= Diomid Dzyuban =

Russian bishop (1961–2021)

Diomid Dzyuban (Диомид Дзюбан), born Sergey Ivanovich Dzyuban (Сергей Иванович Дзюбан; 24 June 1961 – 20 November 2021), was a bishop of the Russian Orthodox Church. He was the bishop of Anadyr and Chukotka from August 2000 to June 2008. He was also the formal leader of the extremely small non-canonical religious group "Holy Governing Synod of the Russian Orthodox Church".

Diomid was known for his views condemning ecumenism, taxpayer ID, cell phones, new passports, vaccination and globalisation. He believed that the leaders of the Russian Orthodox Church have "departed from the purity of the Orthodoxal dogma" in its support of the Russian government and of democracy, as well as its ecumenism with other confessions.

==Biography==
Sergey Dzyuban was born in Kadiivka, Ukrainian SSR. He graduated from the Kharkiv Radio-Electronics Institute in 1983 and worked as an engineer in the Kharkiv Construction-Technological Bureau.

In 1987, he was tonsured a monk (as Diomid) at the Trinity Lavra of St. Sergius north of Moscow by Archimandrite Alexis (Kutepov) (now Metropolitan of Tula and Efremov). Diomid completed study at the Moscow Theological Seminary in 1989 and began studies at the Moscow Theological Academy that same year, completing study there in 1993.

He was ordained a hieromonk by Patriarch Alexy II of Moscow on 1 September 1991. In 1993, he became a hegumen, and from 1992–2000 he was priest at the Church of Assumption of the Mother of God in the Kamchatka Eparchy. In June 2001 he was named archimandrite, and two months later was consecrated bishop of Anadyr.

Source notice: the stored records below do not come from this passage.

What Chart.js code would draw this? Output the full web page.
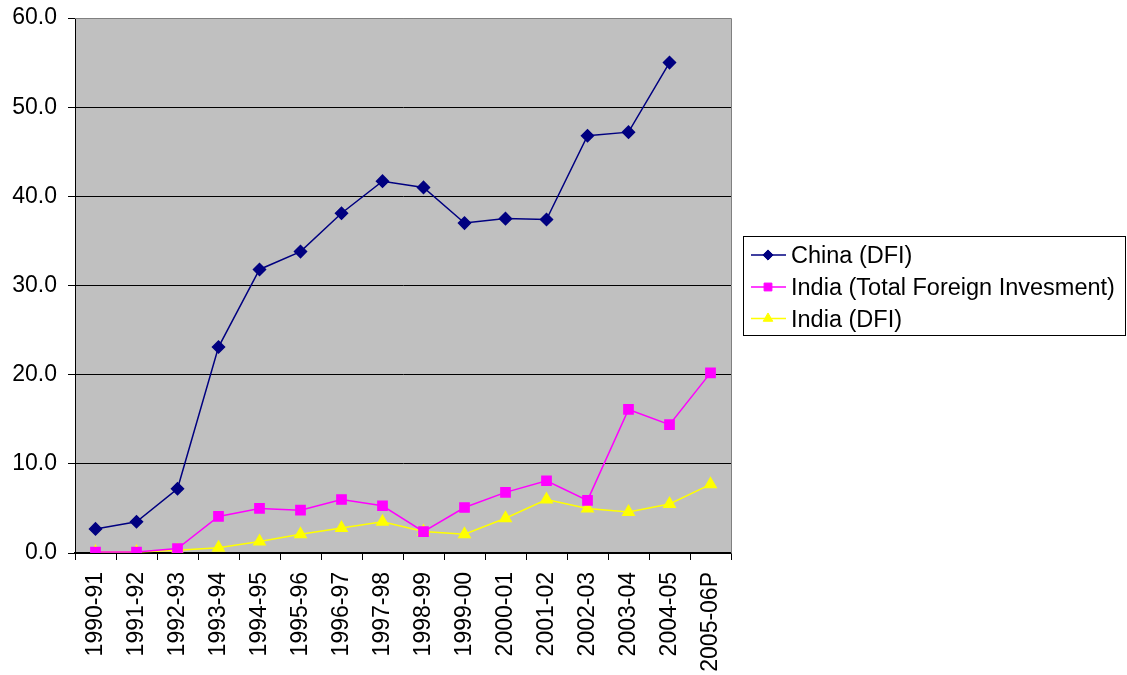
<!DOCTYPE html>
<html>
<head>
<meta charset="utf-8">
<script src="https://cdn.jsdelivr.net/npm/chart.js@4.4.1/dist/chart.umd.min.js"></script>
<style>
  html, body { margin: 0; padding: 0; background: #fff; }
  #wrap { width: 1127px; height: 675px; position: relative; }
</style>
</head>
<body>
<div id="wrap"><canvas id="c" width="1127" height="675"></canvas></div>
<script>
// Fiscal years on the category axis
const years = ['1990-91','1991-92','1992-93','1993-94','1994-95','1995-96','1996-97','1997-98',
               '1998-99','1999-00','2000-01','2001-02','2002-03','2003-04','2004-05','2005-06P'];

// Investment inflows (US$ billion)
const chinaDFI = [2.7, 3.5, 7.2, 23.1, 31.8, 33.8, 38.1, 41.7, 41.0, 37.0, 37.5, 37.4, 46.8, 47.2, 55.0, null];
const indiaTotal = [0.1, 0.1, 0.5, 4.1, 5.0, 4.8, 6.0, 5.3, 2.4, 5.1, 6.8, 8.1, 5.9, 16.1, 14.4, 20.2];
const indiaDFI = [0.1, 0.1, 0.3, 0.6, 1.3, 2.1, 2.8, 3.5, 2.4, 2.1, 3.9, 6.0, 5.0, 4.6, 5.5, 7.7];

const seriesNames = ['China (DFI)', 'India (Total Foreign Invesment)', 'India (DFI)'];

const FONT = '"Liberation Sans", Arial, sans-serif';
const FONT_SIZE = 23;

// Grey plot background, frame and a boxed legend on the right
const chartDecor = {
  id: 'chartDecor',
  beforeDraw(chart) {
    const { ctx, chartArea: a } = chart;
    ctx.save();
    ctx.fillStyle = '#C0C0C0';
    ctx.fillRect(a.left, a.top, a.right - a.left, a.bottom - a.top);
    ctx.restore();
  },
  afterDatasetsDraw(chart) {
    const { ctx, chartArea: a } = chart;
    ctx.save();
    ctx.strokeStyle = '#808080';
    ctx.lineWidth = 1;
    ctx.beginPath();
    ctx.moveTo(a.left, a.top + 0.5);
    ctx.lineTo(a.right + 0.5, a.top + 0.5);
    ctx.lineTo(a.right + 0.5, a.bottom);
    ctx.stroke();
    ctx.restore();
  },
  afterDraw(chart) {
    const { ctx } = chart;
    const box = { x: 743.5, y: 236.5, w: 382, h: 99 };
    ctx.save();
    ctx.fillStyle = '#fff';
    ctx.fillRect(box.x, box.y, box.w, box.h);
    ctx.strokeStyle = '#000';
    ctx.lineWidth = 1;
    ctx.strokeRect(box.x, box.y, box.w, box.h);
    ctx.font = '23.5px ' + FONT;
    ctx.textBaseline = 'alphabetic';
    const rows = [255, 287, 318.5];
    chart.data.datasets.forEach((ds, i) => {
      const y = rows[i];
      ctx.strokeStyle = ds.borderColor;
      ctx.lineWidth = ds.borderWidth;
      ctx.beginPath();
      ctx.moveTo(751, y);
      ctx.lineTo(786, y);
      ctx.stroke();
      ctx.fillStyle = ds.pointBackgroundColor;
      ctx.strokeStyle = ds.pointBorderColor;
      ctx.lineWidth = 1;
      Chart.helpers.drawPoint(ctx, { pointStyle: ds.pointStyle, radius: ds.pointRadius * 0.85, borderWidth: 1 }, 768, y);
      ctx.fillStyle = '#000';
      ctx.fillText(ds.label, 791, y + 8.4);
    });
    ctx.restore();
  }
};

new Chart(document.getElementById('c'), {
  type: 'line',
  data: {
    labels: years,
    datasets: [
      {
        label: seriesNames[0], data: chinaDFI,
        borderColor: '#000080', backgroundColor: '#000080', borderWidth: 1.5,
        pointStyle: 'rectRot', pointRadius: 6,
        pointBackgroundColor: '#000080', pointBorderColor: '#000080'
      },
      {
        label: seriesNames[1], data: indiaTotal,
        borderColor: '#FF00FF', backgroundColor: '#FF00FF', borderWidth: 1.5,
        pointStyle: 'rect', pointRadius: 6.5,
        pointBackgroundColor: '#FF00FF', pointBorderColor: '#FF00FF'
      },
      {
        label: seriesNames[2], data: indiaDFI,
        borderColor: '#FFFF00', backgroundColor: '#FFFF00', borderWidth: 1.5,
        pointStyle: 'triangle', pointRadius: 6.5,
        pointBackgroundColor: '#FFFF00', pointBorderColor: '#FFFF00'
      }
    ]
  },
  options: {
    responsive: false,
    animation: false,
    devicePixelRatio: 1,
    layout: { padding: { left: 0, right: 396, top: 18, bottom: 0 } },
    plugins: { legend: { display: false }, tooltip: { enabled: false } },
    elements: { line: { tension: 0 } },
    scales: {
      x: {
        offset: true,
        afterFit(s) { s.height = 122; },
        grid: { offset: true, drawOnChartArea: false, drawTicks: true, tickLength: 7, color: '#000', lineWidth: 1 },
        border: { color: '#000', width: 1.5 },
        ticks: { minRotation: 90, maxRotation: 90, autoSkip: false, padding: 12, color: '#000', font: { family: FONT, size: FONT_SIZE } }
      },
      y: {
        min: 0, max: 60,
        afterFit(s) { s.width = 75; },
        grid: {
          color: (c) => (c.tick && c.tick.value === 60 ? '#808080' : '#000'),
          tickColor: '#000', lineWidth: 1, tickLength: 7, drawTicks: true
        },
        border: { color: '#000', width: 1 },
        ticks: {
          stepSize: 10, padding: 11, color: '#000',
          font: { family: FONT, size: FONT_SIZE, lineHeight: 0.6 },
          callback: (v) => v.toFixed(1)
        }
      }
    }
  },
  plugins: [chartDecor]
});
</script>
</body>
</html>
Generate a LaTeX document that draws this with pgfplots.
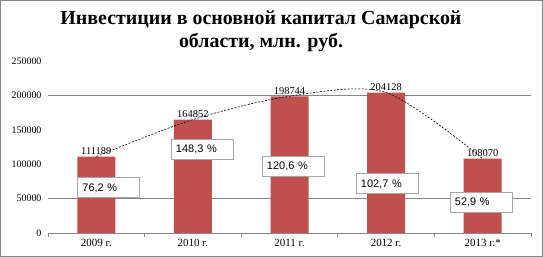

Due to his insubordination and alleged heretical views, he was provisionally suspended from his episcopate on 28 June 2008 by the Bishops Council of the Holy Synod of the Moscow Patriarchate for "supporting the violation of canonical norms and introducing temptation into the life of the Church". The Synod decreed that its ruling would come into full effect if Diomid did not repent and cease such activities by the next meeting of the Synod (whose traditional July meeting is on the day of St. Sergius of Radonezh. Despite the decree, the next day, Diomid celebrated a Divine Liturgy at the Cathedral in Anadyr and said he had nothing to repent.

On 17 July 2008, the day of martyrdom of Tsar Nicholas II of Russia, Diomid issued a proclamation in which he anathematizes Patriarch Alexy, some bishops and all their predecessors since the February Revolution in 1917, as he considered co-existence with a republican regime an "anti-Tsar heresy"; he equally proclaimed the dioceses of Moscow and Minsk to fall vacant after this interdict. He said that he was not establishing a new church of his own and that he remained in the ROC however without obedience to its "heretic prelates".

After failing to repent or cease and desist in such activities, he was removed from the episcopate on 6 October 2008 and reduced to the status of a simple monk.

He died on 20 November 2021 in an automobile accident near St. Petersburg, at the age of 60.